The executive said that in property cat he expects to see some additional risk appetite from incumbent reinsurers rather than meaningful new capital coming in, with middle to top layers likely to see more supply as bottom layers continue to be more challenging for brokers to place.
But he also said he expects severe convective storm (SCS) to be a “huge theme” at 1.1, after record activity in 2023.
“I think that’s going to be the theme of 1.1 this year. Convective storm is an insurable peril, obviously, but a lot of the burden of that remained with the insurance companies rather than the reinsurance companies this year.
“Will that persist?

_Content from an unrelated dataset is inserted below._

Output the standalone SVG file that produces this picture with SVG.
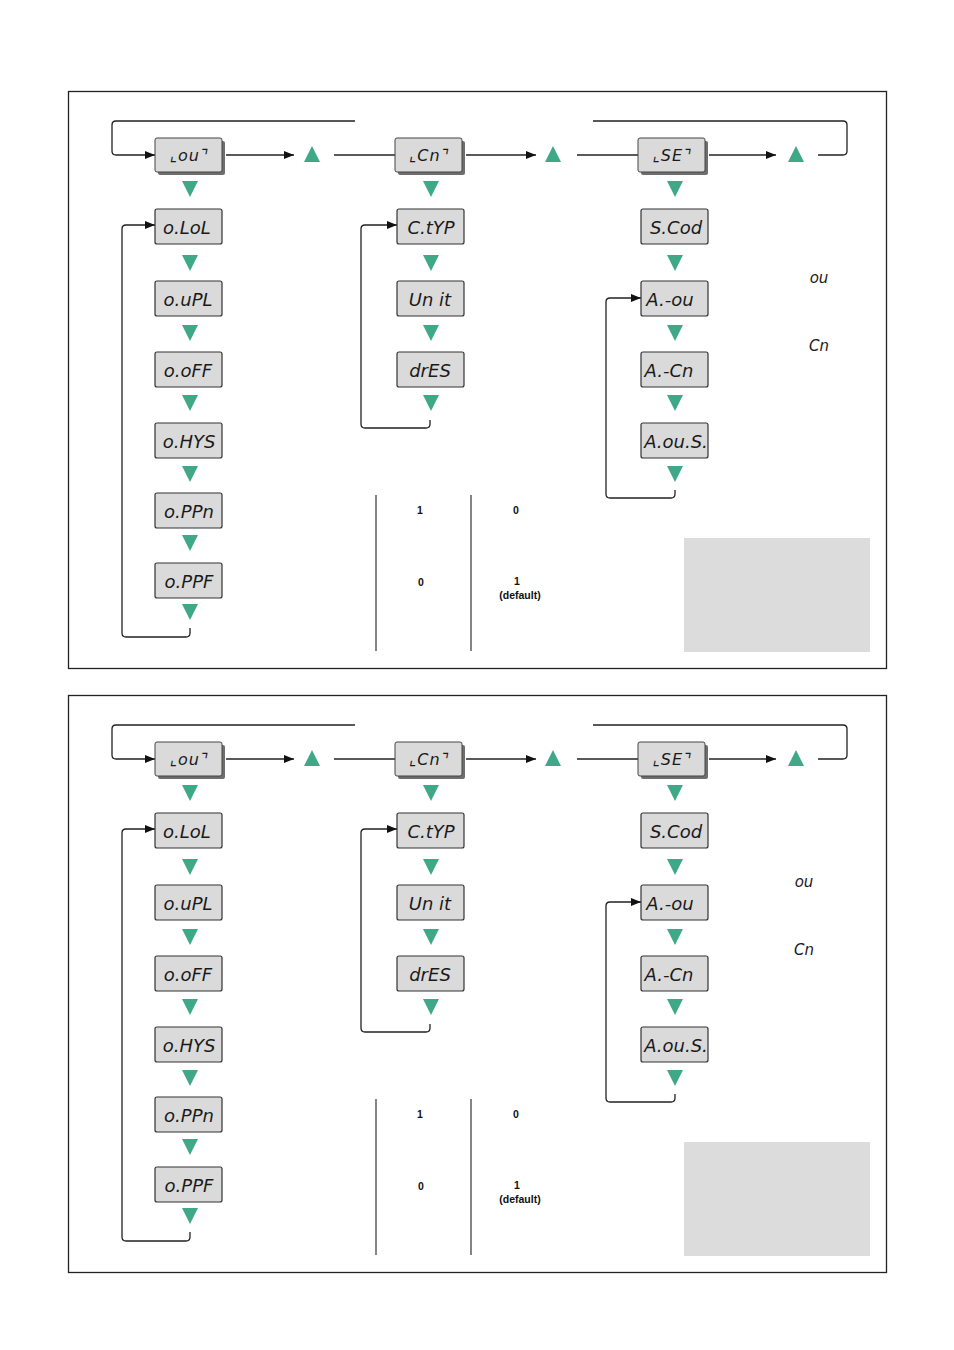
<svg xmlns="http://www.w3.org/2000/svg" width="954" height="1350" viewBox="0 0 954 1350">
<defs>
<marker id="ah" markerWidth="10" markerHeight="8" refX="10" refY="4" orient="auto" markerUnits="userSpaceOnUse"><path d="M0,0 L10,4 L0,8 z" fill="#111"/></marker>
<style>
.frame{fill:none;stroke:#222;stroke-width:1.3}
.con{fill:none;stroke:#222;stroke-width:1.3}
.arr{fill:none;stroke:#222;stroke-width:1.3;marker-end:url(#ah)}
.box{fill:#dadada;stroke:#333;stroke-width:1.2}
.hbox{fill:#dadada;stroke:#444;stroke-width:1}
.shadow{fill:#6e6e6e}
.seg{font-family:"DejaVu Sans","Liberation Sans",sans-serif;font-style:italic;font-size:18px;fill:#1a1a1a;text-anchor:middle}
.hseg{font-family:"DejaVu Sans","Liberation Sans",sans-serif;font-style:italic;font-size:16px;letter-spacing:1px;fill:#1a1a1a;text-anchor:middle}
.leg{font-family:"DejaVu Sans","Liberation Sans",sans-serif;font-style:italic;font-size:15px;fill:#1a1a1a;text-anchor:middle}
.tri{fill:#3fa886}
.tbl{font-family:"Liberation Sans",Arial,sans-serif;font-weight:bold;font-size:10.5px;fill:#111;text-anchor:middle}
.vl{stroke:#333;stroke-width:1.2}
.gray{fill:#dcdcdc}
</style>
</defs>
<rect width="954" height="1350" fill="#fff"/>

<!-- ===== TOP PANEL ===== -->
<rect class="frame" x="68.5" y="91.5" width="818" height="577"/>
<g id="connectors-top">
<path class="con" d="M355,121 L116,121 Q112,121 112,125 L112,151 Q112,155 116,155 L155,155" marker-end="url(#ah)"/>
<path class="con" d="M593,121 L843,121 Q847,121 847,125 L847,151 Q847,155 843,155 L818,155"/>
<path class="arr" d="M226,155 L294,155"/>
<path class="con" d="M334,155 L395,155"/>
<path class="arr" d="M466,155 L536,155"/>
<path class="con" d="M577,155 L638,155"/>
<path class="arr" d="M709,155 L776,155"/>
<path class="arr" d="M190,628 L190,633 Q190,637 186,637 L126,637 Q122,637 122,633 L122,229 Q122,225 126,225 L155,225"/>
<path class="arr" d="M430,420 L430,424 Q430,428 426,428 L365,428 Q361,428 361,424 L361,229 Q361,225 365,225 L397,225"/>
<path class="arr" d="M675,490 L675,494 Q675,498 671,498 L610,498 Q606,498 606,494 L606,302 Q606,298 610,298 L641,298"/>
<path class="tri" d="M304,162 L320,162 L312,146 z"/>
<path class="tri" d="M545,162 L561,162 L553,146 z"/>
<path class="tri" d="M788,162 L804,162 L796,146 z"/>
<path class="tri" d="M182,181 L198,181 L190,197 z"/>
<path class="tri" d="M182,255 L198,255 L190,271 z"/>
<path class="tri" d="M182,325 L198,325 L190,341 z"/>
<path class="tri" d="M182,395 L198,395 L190,411 z"/>
<path class="tri" d="M182,466 L198,466 L190,482 z"/>
<path class="tri" d="M182,535 L198,535 L190,551 z"/>
<path class="tri" d="M182,604 L198,604 L190,620 z"/>
<path class="tri" d="M423,181 L439,181 L431,197 z"/>
<path class="tri" d="M423,255 L439,255 L431,271 z"/>
<path class="tri" d="M423,325 L439,325 L431,341 z"/>
<path class="tri" d="M423,395 L439,395 L431,411 z"/>
<path class="tri" d="M667,181 L683,181 L675,197 z"/>
<path class="tri" d="M667,255 L683,255 L675,271 z"/>
<path class="tri" d="M667,325 L683,325 L675,341 z"/>
<path class="tri" d="M667,395 L683,395 L675,411 z"/>
<path class="tri" d="M667,466 L683,466 L675,482 z"/>
</g>
<g id="hdr-lou-top"><rect class="shadow" x="158" y="141" width="67" height="34" rx="2"/><rect class="hbox" x="155" y="138" width="67" height="34" rx="2"/><text class="hseg" x="189" y="161">⌞ou⌝</text></g>
<g id="hdr-cn-top"><rect class="shadow" x="398" y="141" width="67" height="34" rx="2"/><rect class="hbox" x="395" y="138" width="67" height="34" rx="2"/><text class="hseg" x="429" y="161">⌞Cn⌝</text></g>
<g id="hdr-se-top"><rect class="shadow" x="641" y="141" width="67" height="34" rx="2"/><rect class="hbox" x="638" y="138" width="67" height="34" rx="2"/><text class="hseg" x="672" y="161">⌞SE⌝</text></g>
<g id="olol-top"><rect class="box" x="155" y="209" width="67" height="35" rx="2"/><text class="seg" x="187" y="234">o.LoL</text></g>
<g id="oupl-top"><rect class="box" x="155" y="281" width="67" height="35" rx="2"/><text class="seg" x="188" y="306">o.uPL</text></g>
<g id="ooff-top"><rect class="box" x="155" y="352" width="67" height="35" rx="2"/><text class="seg" x="188" y="377">o.oFF</text></g>
<g id="ohys-top"><rect class="box" x="155" y="423" width="67" height="35" rx="2"/><text class="seg" x="189" y="448">o.HYS</text></g>
<g id="oppn-top"><rect class="box" x="155" y="493" width="67" height="35" rx="2"/><text class="seg" x="189" y="518">o.PPn</text></g>
<g id="oppf-top"><rect class="box" x="155" y="563" width="67" height="35" rx="2"/><text class="seg" x="189" y="588">o.PPF</text></g>
<g id="ctyp-top"><rect class="box" x="397" y="209" width="67" height="35" rx="2"/><text class="seg" x="431" y="234">C.tYP</text></g>
<g id="unit-top"><rect class="box" x="397" y="281" width="67" height="35" rx="2"/><text class="seg" x="430" y="306">Un it</text></g>
<g id="dres-top"><rect class="box" x="397" y="352" width="67" height="35" rx="2"/><text class="seg" x="430" y="377">drES</text></g>
<g id="scod-top"><rect class="box" x="641" y="209" width="67" height="35" rx="2"/><text class="seg" x="676" y="234">S.Cod</text></g>
<g id="aou-top"><rect class="box" x="641" y="281" width="67" height="35" rx="2"/><text class="seg" x="670" y="306">A.-ou</text></g>
<g id="acn-top"><rect class="box" x="641" y="352" width="67" height="35" rx="2"/><text class="seg" x="669" y="377">A.-Cn</text></g>
<g id="aous-top"><rect class="box" x="641" y="423" width="67" height="35" rx="2"/><text class="seg" x="676" y="448">A.ou.S.</text></g>
<g id="legend-top">
<text class="leg" x="819" y="283">ou</text>
<text class="leg" x="819" y="351">Cn</text>
<line class="vl" x1="376" y1="495" x2="376" y2="651"/>
<line class="vl" x1="471" y1="495" x2="471" y2="651"/>
<text class="tbl" x="420" y="514">1</text>
<text class="tbl" x="516" y="514">0</text>
<text class="tbl" x="421" y="586">0</text>
<text class="tbl" x="517" y="585">1</text>
<text class="tbl" x="520" y="599">(default)</text>
<rect class="gray" x="684" y="538" width="186" height="114"/>
</g>

<!-- ===== BOTTOM PANEL ===== -->
<rect class="frame" x="68.5" y="695.5" width="818" height="577"/>
<g id="connectors-bottom" transform="translate(0,604)">
<path class="con" d="M355,121 L116,121 Q112,121 112,125 L112,151 Q112,155 116,155 L155,155" marker-end="url(#ah)"/>
<path class="con" d="M593,121 L843,121 Q847,121 847,125 L847,151 Q847,155 843,155 L818,155"/>
<path class="arr" d="M226,155 L294,155"/>
<path class="con" d="M334,155 L395,155"/>
<path class="arr" d="M466,155 L536,155"/>
<path class="con" d="M577,155 L638,155"/>
<path class="arr" d="M709,155 L776,155"/>
<path class="arr" d="M190,628 L190,633 Q190,637 186,637 L126,637 Q122,637 122,633 L122,229 Q122,225 126,225 L155,225"/>
<path class="arr" d="M430,420 L430,424 Q430,428 426,428 L365,428 Q361,428 361,424 L361,229 Q361,225 365,225 L397,225"/>
<path class="arr" d="M675,490 L675,494 Q675,498 671,498 L610,498 Q606,498 606,494 L606,302 Q606,298 610,298 L641,298"/>
<path class="tri" d="M304,162 L320,162 L312,146 z"/>
<path class="tri" d="M545,162 L561,162 L553,146 z"/>
<path class="tri" d="M788,162 L804,162 L796,146 z"/>
<path class="tri" d="M182,181 L198,181 L190,197 z"/>
<path class="tri" d="M182,255 L198,255 L190,271 z"/>
<path class="tri" d="M182,325 L198,325 L190,341 z"/>
<path class="tri" d="M182,395 L198,395 L190,411 z"/>
<path class="tri" d="M182,466 L198,466 L190,482 z"/>
<path class="tri" d="M182,535 L198,535 L190,551 z"/>
<path class="tri" d="M182,604 L198,604 L190,620 z"/>
<path class="tri" d="M423,181 L439,181 L431,197 z"/>
<path class="tri" d="M423,255 L439,255 L431,271 z"/>
<path class="tri" d="M423,325 L439,325 L431,341 z"/>
<path class="tri" d="M423,395 L439,395 L431,411 z"/>
<path class="tri" d="M667,181 L683,181 L675,197 z"/>
<path class="tri" d="M667,255 L683,255 L675,271 z"/>
<path class="tri" d="M667,325 L683,325 L675,341 z"/>
<path class="tri" d="M667,395 L683,395 L675,411 z"/>
<path class="tri" d="M667,466 L683,466 L675,482 z"/>
</g>
<g id="hdr-lou-bot"><rect class="shadow" x="158" y="745" width="67" height="34" rx="2"/><rect class="hbox" x="155" y="742" width="67" height="34" rx="2"/><text class="hseg" x="189" y="765">⌞ou⌝</text></g>
<g id="hdr-cn-bot"><rect class="shadow" x="398" y="745" width="67" height="34" rx="2"/><rect class="hbox" x="395" y="742" width="67" height="34" rx="2"/><text class="hseg" x="429" y="765">⌞Cn⌝</text></g>
<g id="hdr-se-bot"><rect class="shadow" x="641" y="745" width="67" height="34" rx="2"/><rect class="hbox" x="638" y="742" width="67" height="34" rx="2"/><text class="hseg" x="672" y="765">⌞SE⌝</text></g>
<g id="olol-bot"><rect class="box" x="155" y="813" width="67" height="35" rx="2"/><text class="seg" x="187" y="838">o.LoL</text></g>
<g id="oupl-bot"><rect class="box" x="155" y="885" width="67" height="35" rx="2"/><text class="seg" x="188" y="910">o.uPL</text></g>
<g id="ooff-bot"><rect class="box" x="155" y="956" width="67" height="35" rx="2"/><text class="seg" x="188" y="981">o.oFF</text></g>
<g id="ohys-bot"><rect class="box" x="155" y="1027" width="67" height="35" rx="2"/><text class="seg" x="189" y="1052">o.HYS</text></g>
<g id="oppn-bot"><rect class="box" x="155" y="1097" width="67" height="35" rx="2"/><text class="seg" x="189" y="1122">o.PPn</text></g>
<g id="oppf-bot"><rect class="box" x="155" y="1167" width="67" height="35" rx="2"/><text class="seg" x="189" y="1192">o.PPF</text></g>
<g id="ctyp-bot"><rect class="box" x="397" y="813" width="67" height="35" rx="2"/><text class="seg" x="431" y="838">C.tYP</text></g>
<g id="unit-bot"><rect class="box" x="397" y="885" width="67" height="35" rx="2"/><text class="seg" x="430" y="910">Un it</text></g>
<g id="dres-bot"><rect class="box" x="397" y="956" width="67" height="35" rx="2"/><text class="seg" x="430" y="981">drES</text></g>
<g id="scod-bot"><rect class="box" x="641" y="813" width="67" height="35" rx="2"/><text class="seg" x="676" y="838">S.Cod</text></g>
<g id="aou-bot"><rect class="box" x="641" y="885" width="67" height="35" rx="2"/><text class="seg" x="670" y="910">A.-ou</text></g>
<g id="acn-bot"><rect class="box" x="641" y="956" width="67" height="35" rx="2"/><text class="seg" x="669" y="981">A.-Cn</text></g>
<g id="aous-bot"><rect class="box" x="641" y="1027" width="67" height="35" rx="2"/><text class="seg" x="676" y="1052">A.ou.S.</text></g>
<g id="legend-bot">
<text class="leg" x="804" y="887">ou</text>
<text class="leg" x="804" y="955">Cn</text>
<line class="vl" x1="376" y1="1099" x2="376" y2="1255"/>
<line class="vl" x1="471" y1="1099" x2="471" y2="1255"/>
<text class="tbl" x="420" y="1118">1</text>
<text class="tbl" x="516" y="1118">0</text>
<text class="tbl" x="421" y="1190">0</text>
<text class="tbl" x="517" y="1189">1</text>
<text class="tbl" x="520" y="1203">(default)</text>
<rect class="gray" x="684" y="1142" width="186" height="114"/>
</g>
</svg>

What do the regional companies who are SCS exposed do about that because they’re all really struggling,” he continued.
Mather highlighted the challenges for SCS-exposed carriers, especially those writing on an admitted basis where filing the rate increases quickly enough to counter rising loss trends is difficult, at the same time as facing fast-rising reinsurance costs.
Outside of cat, the Ariel Re CEO identified marine and specialty areas as attractive for potential growth, as well as cyber, where the carrier is pushing its so-called “Cyber Shock” product, which provides catastrophe excess of loss coverage.
As previously reported, early Lloyd’s 2024 business plan forecasts indicate that several syndicates are looking at double-digit increases in their stamp capacity.
This includes the US property specialist Managing Agency Partners Syndicate 2791, which has been cleared for a hefty 37 percent stamp capacity increase to around £650mn after overwriting this year.